─── Data supplied
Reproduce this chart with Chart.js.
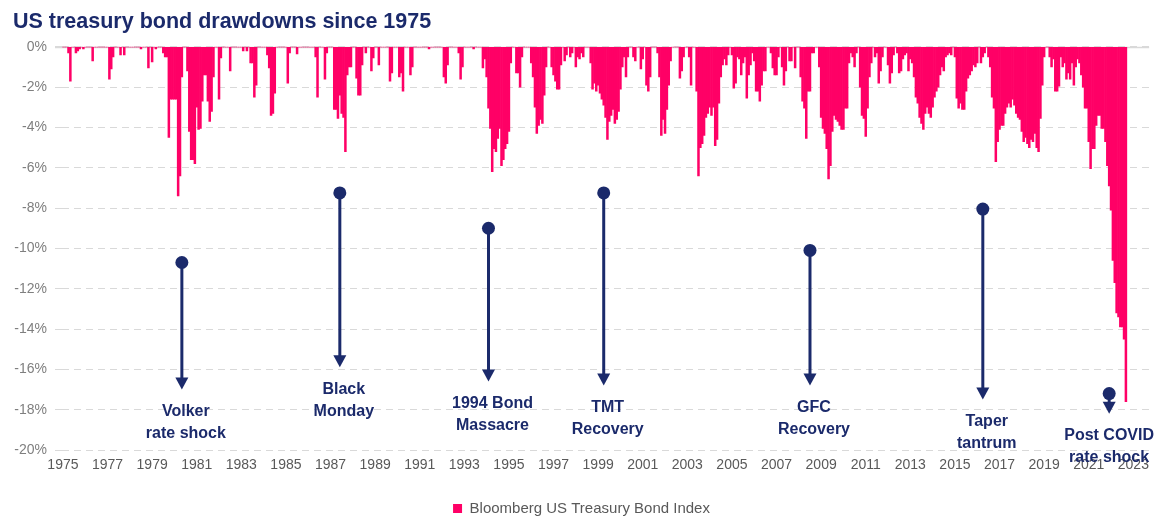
<!DOCTYPE html>
<html>
<head>
<meta charset="utf-8">
<title>US treasury bond drawdowns since 1975</title>
<script src="https://cdn.jsdelivr.net/npm/chart.js@4/dist/chart.umd.min.js"></script>
<style>
  html, body { margin: 0; padding: 0; background: #fff; }
  #wrap { width: 1156px; height: 518px; }
</style>
</head>
<body>
<div id="wrap"><canvas id="chart" width="1156" height="518"></canvas></div>
<script>
/* ── DATA: monthly drawdown of the index, % from previous peak ── */

// 1975 - 1979
const dd1970s = [
    0, 0, 0, -0.3, -1.7, 0, 0, -0.3, -0.2, -0.1, 0, -0.1,
    0, 0, 0, 0, -0.7, 0, 0, 0, 0, 0, 0, 0,
    0, -1.6, -1.1, -0.5, 0, 0, 0, -0.4, 0, -0.4, 0, 0,
    0, 0, 0, 0, 0, 0, -0.1, 0, 0, 0, -1.05, 0,
    -0.75, 0, -0.1, 0, 0, 0, -0.3, -0.5, -0.5, -4.5, -2.6, -2.6
];

// 1980 - 1989
const dd1980s = [
    -2.6, -2.6, -7.4, -6.4, -1.5, 0, 0, -1.2, -4.2, -5.6, -5.6, -5.8,
    -3.0, -4.1, -4.05, -2.7, -1.4, -1.4, -2.7, -3.7, -3.2, -1.5, 0, 0,
    -2.6, -0.55, 0, 0, 0, 0, -1.2, 0, 0, 0, 0, 0,
    0, -0.2, 0, -0.2, 0, -0.8, -0.8, -2.5, -1.9, 0, 0, 0,
    0, 0, -0.4, -1.05, -3.4, -3.3, -2.3, 0, 0, 0, 0, 0,
    0, -1.8, -0.3, 0, 0, 0, -0.35, 0, 0, 0, 0, 0,
    0, 0, 0, 0, -0.5, -2.5, 0, 0, 0, -1.6, -0.3, 0,
    0, 0, -3.1, -3.1, -3.55, -2.4, -3.3, -3.5, -5.2, -1.4, -1.0, -1.0,
    0, 0, -1.55, -2.4, -2.4, -0.9, 0, -0.3, 0, 0, -1.2, -0.55,
    0, 0, -0.9, 0, 0, 0, 0, 0, -1.7, -1.3, 0, 0
];

// 1990 - 1999
const dd1990s = [
    0, -1.5, -1.3, -2.2, 0, 0, 0, -1.4, -1.0, 0, 0, 0,
    0, 0, 0, 0, 0, -0.1, 0, 0, 0, 0, 0, 0,
    0, -1.5, -1.8, -0.9, 0, 0, 0, 0, 0, -0.3, -1.6, -1.0,
    0, 0, 0, 0, 0, -0.1, 0, 0, 0, 0, -1.05, -0.6,
    -1.5, -3.05, -4.05, -6.2, -5.05, -5.2, -4.55, -4.05, -5.9, -5.6, -5.05, -4.8,
    -4.2, -0.8, 0, 0, -1.3, -1.3, -2.0, -0.5, 0, 0, 0, 0,
    -0.8, -1.5, -3.0, -4.3, -3.9, -3.6, -3.8, -2.4, -1.0, 0, 0, -1.0,
    -1.4, -1.7, -2.1, -2.1, -0.9, 0, -0.7, -0.4, 0, -0.5, -0.3, 0,
    -1.0, -0.5, -0.6, -0.3, -0.5, 0, 0, 0, -0.8, -2.1, -1.8, -2.2,
    -1.9, -2.3, -2.6, -2.9, -3.5, -4.6, -3.7, -3.4, -3.1, -3.8, -3.6, -3.2
];

// 2000 - 2009
const dd2000s = [
    -2.1, -1.0, -0.5, -1.5, -0.5, 0, 0, -0.5, -0.7, 0, 0, -1.1,
    -0.6, 0, -1.9, -2.2, -1.5, 0, 0, 0, -0.3, -1.5, -4.4, -3.6,
    -4.3, -3.1, -1.9, -0.7, 0, 0, 0, 0, -1.55, -1.2, -0.5, 0,
    0, -0.5, -1.9, 0, 0, -2.2, -6.4, -5.0, -4.8, -4.4, -3.5, -3.3,
    -3.0, -3.4, -3.0, -4.9, -4.6, -2.8, -1.5, -0.9, -0.6, -0.9, -0.4, 0,
    -0.4, -2.05, -1.8, -0.5, -0.6, -1.4, -0.8, -0.5, -2.55, -1.4, -0.9, -0.3,
    -0.7, -2.2, -2.2, -2.7, -1.9, -1.2, -1.2, 0, 0, -0.3, -1.05, -1.4,
    -1.4, -0.5, 0, -1.0, -1.9, -1.2, 0, -0.7, -0.7, 0, -1.05, 0,
    0, -1.5, -2.7, -3.05, -4.55, -2.2, -2.2, -0.3, -0.3, 0, 0, -1.0,
    -3.5, -4.05, -4.3, -5.05, -6.55, -5.9, -4.2, -3.4, -3.6, -3.7, -3.9, -4.1
];

// 2010 - 2019
const dd2010s = [
    -4.1, -3.05, -3.05, -0.8, -0.3, -0.5, -1.0, -0.3, 0, -2.0, -3.4, -3.55,
    -4.45, -3.05, -1.5, -0.8, 0, -0.5, -0.3, -1.8, -1.2, -0.5, 0, 0,
    -0.9, -1.8, -1.3, -0.4, 0, -0.3, -1.3, -1.2, -0.6, -0.4, -0.3, -1.2,
    -0.6, -0.8, -1.5, -2.5, -2.8, -3.5, -3.8, -4.1, -3.3, -3.0, -3.3, -3.5,
    -3.0, -2.5, -2.2, -2.0, -1.4, -1.0, -1.2, -0.5, -0.4, -0.3, -0.4, 0,
    -0.5, -2.55, -3.05, -2.8, -3.1, -3.1, -2.2, -1.55, -1.4, -1.2, -0.9, -1.0,
    -0.8, 0, -0.8, -0.5, -0.3, 0, -0.5, -1.0, -2.5, -3.05, -5.7, -4.7,
    -4.1, -3.9, -3.9, -3.3, -3.0, -2.8, -3.0, -2.6, -2.9, -3.3, -3.5, -3.6,
    -4.2, -4.7, -4.5, -4.8, -5.0, -4.6, -4.7, -4.3, -5.0, -5.2, -3.55, -1.9,
    -0.5, 0, 0, -0.5, -1.0, -0.6, -2.2, -2.2, -1.95, -0.5, -1.0, -0.8
];

// 2020 - Sep 2022
const dd2020s = [
    -1.6, -1.3, -1.6, -0.8, -1.9, -1.0, -0.6, -0.8, -1.4, -2.0, -3.05, -3.05,
    -4.7, -6.05, -5.05, -5.05, -3.9, -3.4, -3.4, -4.05, -4.05, -4.7, -5.9, -6.9,
    -8.1, -10.6, -11.7, -13.2, -13.4, -13.9, -13.9, -14.5, -17.6
];

const drawdowns = [].concat(dd1970s, dd1980s, dd1990s, dd2000s, dd2010s, dd2020s);

// x categories: one per month, Jan 1975 .. Sep 2023
const monthLabels = [];
for (let yr = 1975; yr <= 2023; yr++) {
    for (let m = 1; m <= 12; m++) {
        if (yr === 2023 && m > 9) break;
        monthLabels.push(yr + '-' + String(m).padStart(2, '0'));
    }
}

const yearTicks = ['1975', '1977', '1979', '1981', '1983', '1985', '1987', '1989', '1991', '1993',
    '1995', '1997', '1999', '2001', '2003', '2005', '2007', '2009', '2011', '2013',
    '2015', '2017', '2019', '2021', '2023'];

// annotated episodes
const eventNames = [
    ['Volker', 'rate shock'],
    ['Black', 'Monday'],
    ['1994 Bond', 'Massacre'],
    ['TMT', 'Recovery'],
    ['GFC', 'Recovery'],
    ['Taper', 'tantrum'],
    ['Post COVID', 'rate shock']
];
const eventMonths = ['1980-05', '1987-06', '1994-02', '1999-04', '2008-07', '2016-04', '2021-12'];
const eventStart = [-10.7, -7.25, -9.0, -7.25, -10.1, -8.05, -17.2];
const eventEnd = [-17.0, -15.9, -16.6, -16.8, -16.8, -17.5, -18.2];

/* ── STYLE ── */
const NAVY = '#1B2A6B';
const PINK = '#FF0066';
const GRID = '#D9D9D9';
const FONT = '"Liberation Sans", Arial, sans-serif';

Chart.defaults.font.family = FONT;

// solid baseline at 0%
const zeroLine = {
    id: 'zeroLine',
    beforeDatasetsDraw(chart) {
        const { ctx, chartArea, scales: { y } } = chart;
        const py = Math.round(y.getPixelForValue(0)) + 0.5;
        ctx.save();
        ctx.strokeStyle = GRID;
        ctx.lineWidth = 1.5;
        ctx.beginPath();
        ctx.moveTo(chartArea.left - 7, py);
        ctx.lineTo(chartArea.right, py);
        ctx.stroke();
        ctx.restore();
    }
};

// dot + arrow + caption for each episode
const eventMarkers = {
    id: 'eventMarkers',
    afterDatasetsDraw(chart) {
        const { ctx, scales: { x, y } } = chart;
        ctx.save();
        ctx.strokeStyle = NAVY;
        ctx.fillStyle = NAVY;
        ctx.lineWidth = 3;
        ctx.font = 'bold 16px ' + FONT;
        ctx.textAlign = 'center';
        ctx.textBaseline = 'middle';
        eventNames.forEach((lines, i) => {
            const px = x.getPixelForValue(monthLabels.indexOf(eventMonths[i]));
            const top = y.getPixelForValue(eventStart[i]);
            const tip = y.getPixelForValue(eventEnd[i]);
            ctx.beginPath();
            ctx.moveTo(px, top);
            ctx.lineTo(px, tip - 10);
            ctx.stroke();
            ctx.beginPath();
            ctx.moveTo(px - 6.5, tip - 12);
            ctx.lineTo(px + 6.5, tip - 12);
            ctx.lineTo(px, tip);
            ctx.closePath();
            ctx.fill();
            ctx.beginPath();
            ctx.arc(px, top, 6.5, 0, Math.PI * 2);
            ctx.fill();
            // keep captions inside the canvas
            const half = Math.max(...lines.map(t => ctx.measureText(t).width)) / 2;
            const cx = Math.min(px + 4, chart.width - 2 - half);
            lines.forEach((t, j) => ctx.fillText(t, cx, tip + 22 + j * 22));
        });
        ctx.restore();
    }
};

new Chart(document.getElementById('chart').getContext('2d'), {
    type: 'bar',
    data: {
        labels: monthLabels,
        datasets: [{
            label: 'Bloomberg US Treasury Bond Index',
            data: drawdowns,
            backgroundColor: PINK,
            borderWidth: 0,
            barPercentage: 1,
            categoryPercentage: 1
        }]
    },
    options: {
        responsive: false,
        animation: false,
        layout: { padding: { left: 13, right: 6, top: 0, bottom: -8 } },
        plugins: {
            title: {
                display: true,
                text: 'US treasury bond drawdowns since 1975',
                align: 'start',
                color: NAVY,
                font: { size: 21.5, weight: 'bold' },
                padding: { top: 9, bottom: 12 }
            },
            legend: {
                position: 'bottom',
                labels: { boxWidth: 9, boxHeight: 9, color: '#595959', font: { size: 15 } }
            },
            tooltip: { enabled: false }
        },
        scales: {
            x: {
                grid: { display: false, drawTicks: false },
                border: { display: false },
                ticks: {
                    autoSkip: false,
                    maxRotation: 0,
                    padding: 7,
                    color: '#595959',
                    font: { size: 14 },
                    callback(value, index) {
                        const lab = monthLabels[index];
                        const yr = lab.slice(0, 4);
                        return lab.endsWith('-01') && yearTicks.includes(yr) ? yr : null;
                    }
                },
                afterFit(scale) { scale.height = 41; }
            },
            y: {
                min: -20,
                max: 0,
                ticks: {
                    stepSize: 2,
                    padding: 8,
                    color: '#7F7F7F',
                    font: { size: 14 },
                    callback: v => v + '%'
                },
                grid: { color: GRID, lineWidth: 1, drawTicks: true, tickLength: 7 },
                border: { display: false, dash: [7, 5] },
                afterFit(scale) { scale.width = 49; }
            }
        }
    },
    plugins: [zeroLine, eventMarkers]
});
</script>
</body>
</html>
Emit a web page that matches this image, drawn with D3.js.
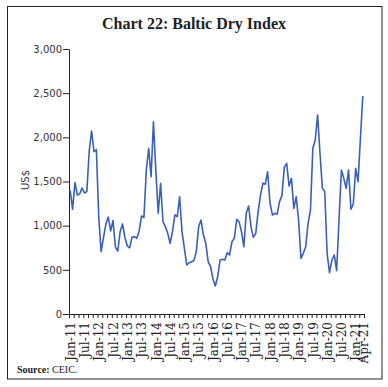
<!DOCTYPE html>
<html>
<head>
<meta charset="utf-8">
<script src="https://cdn.jsdelivr.net/npm/d3@7/dist/d3.min.js"></script>
<style>
	body { margin: 0; background: #fff; }
	svg { display: block; }
</style>
</head>
<body>
<div id="chart"></div>
<script>

// monthly averages, Jan-11 .. Apr-21 (US$)
var firstMonth = new Date(2011, 0, 1);
var bdi = [
	1400, 1185, 1487, 1347, 1360, 1426, 1370, 1385, 1845, 2070, 1838, 1860,
	1100,  705,  866, 1018, 1098,  940, 1057,  758,  711,  932, 1020,  866,
	 772,  749,  872,  875,  857,  940, 1110, 1092, 1630, 1876, 1555, 2177,
	1620, 1140, 1480, 1045,  989,  913,  800,  932, 1121, 1102, 1328,  932,
	 743,  555,  580,  592,  604,  705,  989, 1064,  894,  800,  592,  536,
	 400,  317,  422,  611,  619,  611,  694,  668,  819,  857, 1072, 1045,
	 932,  762, 1140, 1223,  989,  868,  913, 1159, 1347, 1480, 1470, 1611,
	1253, 1121, 1140, 1130, 1272, 1340, 1660, 1706, 1449, 1536, 1196, 1328,
	1064,  630,  687,  762, 1027, 1177, 1876, 1970, 2253, 1819, 1423, 1385,
	 687,  468,  611,  668,  490, 1064, 1630, 1536, 1423, 1630, 1185, 1245,
	1649, 1498, 1989, 2468
];

var tickLabels = [
	"Jan-11", "Jul-11", "Jan-12", "Jul-12", "Jan-13", "Jul-13", "Jan-14",
	"Jul-14", "Jan-15", "Jul-15", "Jan-16", "Jul-16", "Jan-17", "Jul-17",
	"Jan-18", "Jul-18", "Jan-19", "Jul-19", "Jan-20", "Jul-20", "Jan-21", "Apr-21"
];

var yTicks = [0, 500, 1000, 1500, 2000, 2500, 3000];

var fmtMonth = d3.timeFormat("%b-%y");
var months = bdi.map(function(v, i) {
	return fmtMonth( d3.timeMonth.offset(firstMonth, i) );
});

var W = 388, H = 387;
// plot box (note: "top" is taken by window.top)
var mLeft = 69, mRight = 364, mTop = 49, mBottom = 314;

var svg = d3.select("#chart")
	.append("svg")
	.attr("width", W)
	.attr("height", H);

svg.append("rect")
	.attr("x", 7.5)
	.attr("y", 6.5)
	.attr("width", 374.5)
	.attr("height", 372.5)
	.attr("fill", "none")
	.attr("stroke", "#222")
	.attr("stroke-width", 1);

svg.append("text")
	.attr("x", 194)
	.attr("y", 29)
	.attr("text-anchor", "middle")
	.style("font-family", "'Liberation Serif', serif")
	.style("font-weight", "bold")
	.style("font-size", "16px")
	.attr("fill", "#222")
	.text("Chart 22: Baltic Dry Index");

var x = d3.scaleLinear()
	.domain([0, months.length])
	.range([mLeft, mRight]);

var y = d3.scaleLinear()
	.domain([0, 3000])
	.range([mBottom, mTop]);

// y axis
var yAxis = svg.append("g")
	.attr("transform", "translate(" + mLeft + ",0)")
	.call( d3.axisLeft(y)
		.tickValues(yTicks)
		.tickFormat(d3.format(","))
		.tickSize(6)
		.tickSizeOuter(0) );

yAxis.selectAll("text")
	.style("font-family", "'DejaVu Sans', sans-serif")
	.style("font-size", "10px")
	.attr("fill", "#333")
	.attr("x", -7);

svg.append("text")
	.attr("transform", "translate(29,180) rotate(-90)")
	.attr("text-anchor", "middle")
	.style("font-family", "'DejaVu Sans', sans-serif")
	.style("font-size", "10px")
	.attr("fill", "#333")
	.text("US$");

// x axis: tick marks every 2 months on category edges
svg.append("g")
	.attr("transform", "translate(0," + mBottom + ")")
	.call( d3.axisBottom(x)
		.tickValues( d3.range(0, months.length + 1, 2) )
		.tickFormat("")
		.tickSize(4)
		.tickSizeOuter(0) );

// labels sit on category centres
var labelAxis = svg.append("g")
	.attr("transform", "translate(0," + mBottom + ")")
	.call( d3.axisBottom(x)
		.tickValues( tickLabels.map(function(l) { return months.indexOf(l) + 0.5; }) )
		.tickFormat(function(d) { return months[Math.floor(d)]; })
		.tickSize(0) );

labelAxis.select(".domain").remove();

labelAxis.selectAll("text")
	.attr("transform", "rotate(-90)")
	.attr("text-anchor", "end")
	.attr("x", -8)
	.attr("y", 0)
	.attr("dy", "0.35em")
	.style("font-family", "'DejaVu Serif', serif")
	.style("font-size", "12px")
	.attr("fill", "#222");

svg.selectAll(".domain, .tick line")
	.attr("stroke", "#222");

// series
var line = d3.line()
	.x(function(d, i) { return x(i + 0.5); })
	.y(function(d) { return y(d); });

svg.append("path")
	.datum(bdi)
	.attr("d", line)
	.attr("fill", "none")
	.attr("stroke", "#3b5fb8")
	.attr("stroke-width", 1.6)
	.attr("stroke-linejoin", "round");

var src = svg.append("text")
	.attr("x", 17)
	.attr("y", 373)
	.style("font-family", "'Liberation Serif', serif")
	.style("font-size", "10px")
	.attr("fill", "#222");

src.append("tspan")
	.style("font-weight", "bold")
	.text("Source:");

src.append("tspan")
	.text(" CEIC.");

</script>
</body>
</html>
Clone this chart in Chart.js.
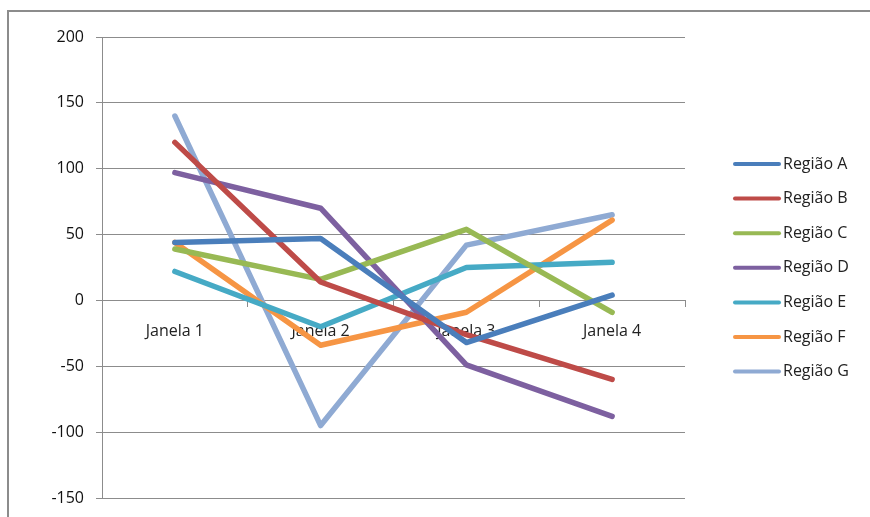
──────
● Challenge
Identify all lines in the records above with the word "this".

● Answer in full
Reproduce this chart with Chart.js.
Emit a web page that matches this image, drawn with D3.js.
Clone this chart in Chart.js.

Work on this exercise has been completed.